Architect Robert Klaschka is frustrated at the QS profession’s lack of interest in new technology, which he says if embraced could free it to spend more time offering high-end services

I am baffled by the total lack of interest from the cost control community in Building Information Modelling (BIM) – a technology I feel offers real benefits to the industry. My experience has been that the community has ignored, rubbished or treated the benefits of BIM with open hostility. None of them wants my quantities, because there is a nervousness that if we’re allowed to get a hand into the measuring process then we’ll be taking their work. This couldn’t be further from the truth.

Before setting up our practice, I had become increasingly frustrated by the amount of time I spent working late at night doing repetitive no-brain tasks, cross-referencing between drawings and door schedules or identifying which drawings were affected by the changes I’d made on the general arrangements. I got into architecture because I enjoy design – it wasn’t that I didn’t have access to design work, it was more that I spent so much time doing the repetitive tasks and so little doing design. I knew computers were ideal for this sort of work but wasn’t empowered to implement anything other than a few hacks and fixes to my own workflow.

It has been roughly five years since my practice started and we made the decision to see whether BIMs worked or not. Three and a half years later we successfully and economically completed a £10m contract value building (The London Muslim Centre) using the BIM workflow and now every project in the office is being managed this way (see across).

If I have produced a BIM, I can quantify it. To some extent the quantities are a by-product of the model. Yet like the legions of architects who find refuge transposing from CAD to spreadsheet there are also battalions of surveyors out there wielding scale rulers or the CAD equivalent.

The take-up of BIM by those in the industry has been varied. The nature of the structural engineer’s workflow means they have been further ahead of the game than architects. M&E consultants are further behind because in design terms their schematic approach has meant there is more scope for them to work in 3D and traditionally they have partially passed the responsibility for coordination on to the main contractor.

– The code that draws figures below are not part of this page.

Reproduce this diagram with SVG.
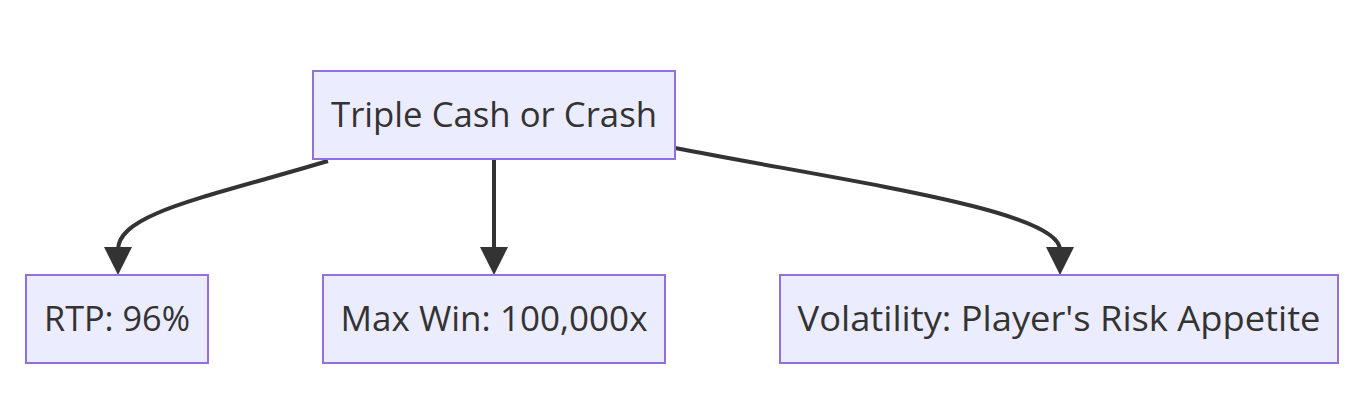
<svg xmlns="http://www.w3.org/2000/svg" width="1365" height="412" viewBox="0 0 1365 412">
<style>
.node rect{fill:#ECECFF;stroke:#9370DB;stroke-width:2}
.node text{font-family:"Open Sans","DejaVu Sans",sans-serif;font-size:34px;fill:#333;text-anchor:middle}
.edge{fill:none;stroke:#333;stroke-width:4}
.head{fill:#333}
</style>
<rect width="1365" height="412" fill="#fff"/>
<g id="connectors">
<path class="edge" d="M328,161 C200,199 118,214 118,250"/>
<polygon class="head" points="104,247 132,247 118,275"/>
<path class="edge" d="M494,159 L494,250"/>
<polygon class="head" points="480,247 508,247 494,275"/>
<path class="edge" d="M675,148 C850,182 1060,210 1060,250"/>
<polygon class="head" points="1046,247 1074,247 1060,275"/>
</g>
<g id="node-main" class="node">
<rect x="313" y="71" width="362" height="88"/>
<text x="494" y="127" textLength="326" lengthAdjust="spacingAndGlyphs">Triple Cash or Crash</text>
</g>
<g id="node-rtp" class="node">
<rect x="26" y="275" width="182" height="88"/>
<text x="117" y="331" textLength="146" lengthAdjust="spacingAndGlyphs">RTP: 96%</text>
</g>
<g id="node-maxwin" class="node">
<rect x="323" y="275" width="342" height="88"/>
<text x="494" y="331" textLength="307" lengthAdjust="spacingAndGlyphs">Max Win: 100,000x</text>
</g>
<g id="node-volatility" class="node">
<rect x="780" y="275" width="558" height="88"/>
<text x="1059" y="331" textLength="523" lengthAdjust="spacingAndGlyphs">Volatility: Player's Risk Appetite</text>
</g>
</svg>
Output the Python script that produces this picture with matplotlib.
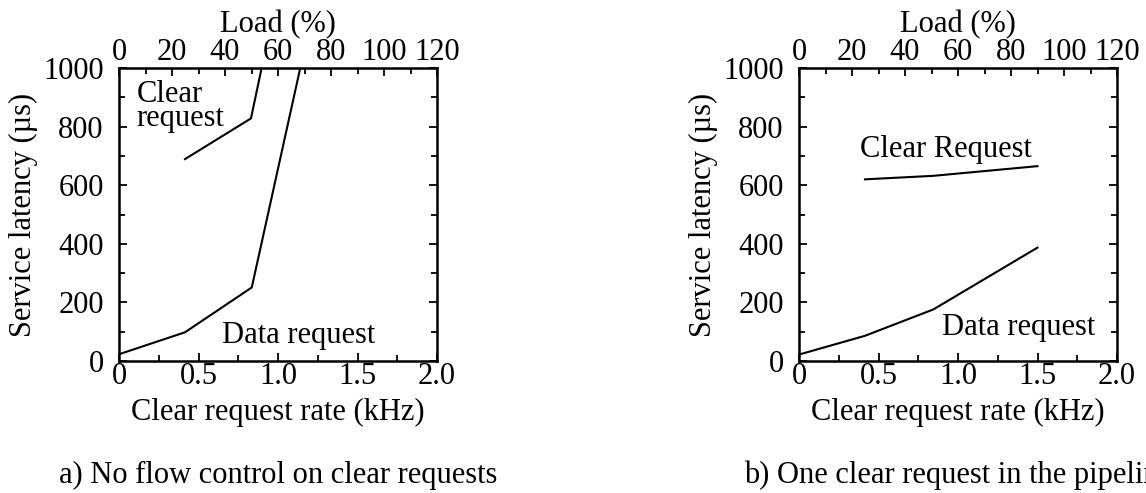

Copying door numbers into a spreadsheet, or references from a specification into a drawing annotation is hardly a professional activity, yet so many members of our profession seem to spend the bulk of their working lives doing this. Do you really think that our clients would prefer to pay skilled professionals to copy information from one location to another? Would they not prefer us to spend our time improving the building’s layout, function, aesthetics and performance?

The bigger the job the worse it gets, as large projects require large teams. Only a small component managing the design, but backed up by an army transposing and re-transposing information from one place to another. This brute force approach is unintelligent, soul-destroying and laced with multiplying opportunities for human error.

The cost control community has ignored, rubbished or treated the benefits of BIM with open hostility

It certainly does not deliver value to our clients. Set in the context of the major projects that our collected professions are being asked to deliver, this situation will only worsen.

Furthermore, does all this work with a scale rule really qualify as professional work? I would say no; what I really value in a good surveyor is what they do with the information once they have it, their feel for cost. The design of a building’s cost, the concepts, the approach – this is where both the value and interesting work lie. It is also a route back into the design team for surveyors who have increasingly marginalised themselves into the role of the client’s prefect.

Cost control has an important part to play in the design of good buildings, as many architects have found to their detriment. If the client can’t afford it, it doesn’t get built or worse still it gets badly built.

Working together with the QS as a part of the design team using BIM to coordinate and inform all the members will free us to concentrate on our professional roles to the full once again.

Robert Klaschka is co-founder of architectural practice Markland Klaschka

The London Muslim Centre:

Completed in June 2004 and adjoining the existing East London Mosque. Klaschka says: “We won the job because we promised to deliver the building faster than the project’s previous architect. The project was run by an average of two staff members, compared with four to six in a conventionally structured office.”

What is Building Information Modelling?

Building Information Modelling (BIM) has been around since the 1980s and is used extensively in the automotive and aerospace industries, less so in construction.

In a BIM model, the elements are simulations of building components. They are able to interact with each other. For example, a wall that knows it’s a wall. It will contain data on the types and quantities within it. BIM software also allows simultaneous 2D/3D parametric viewing and editing.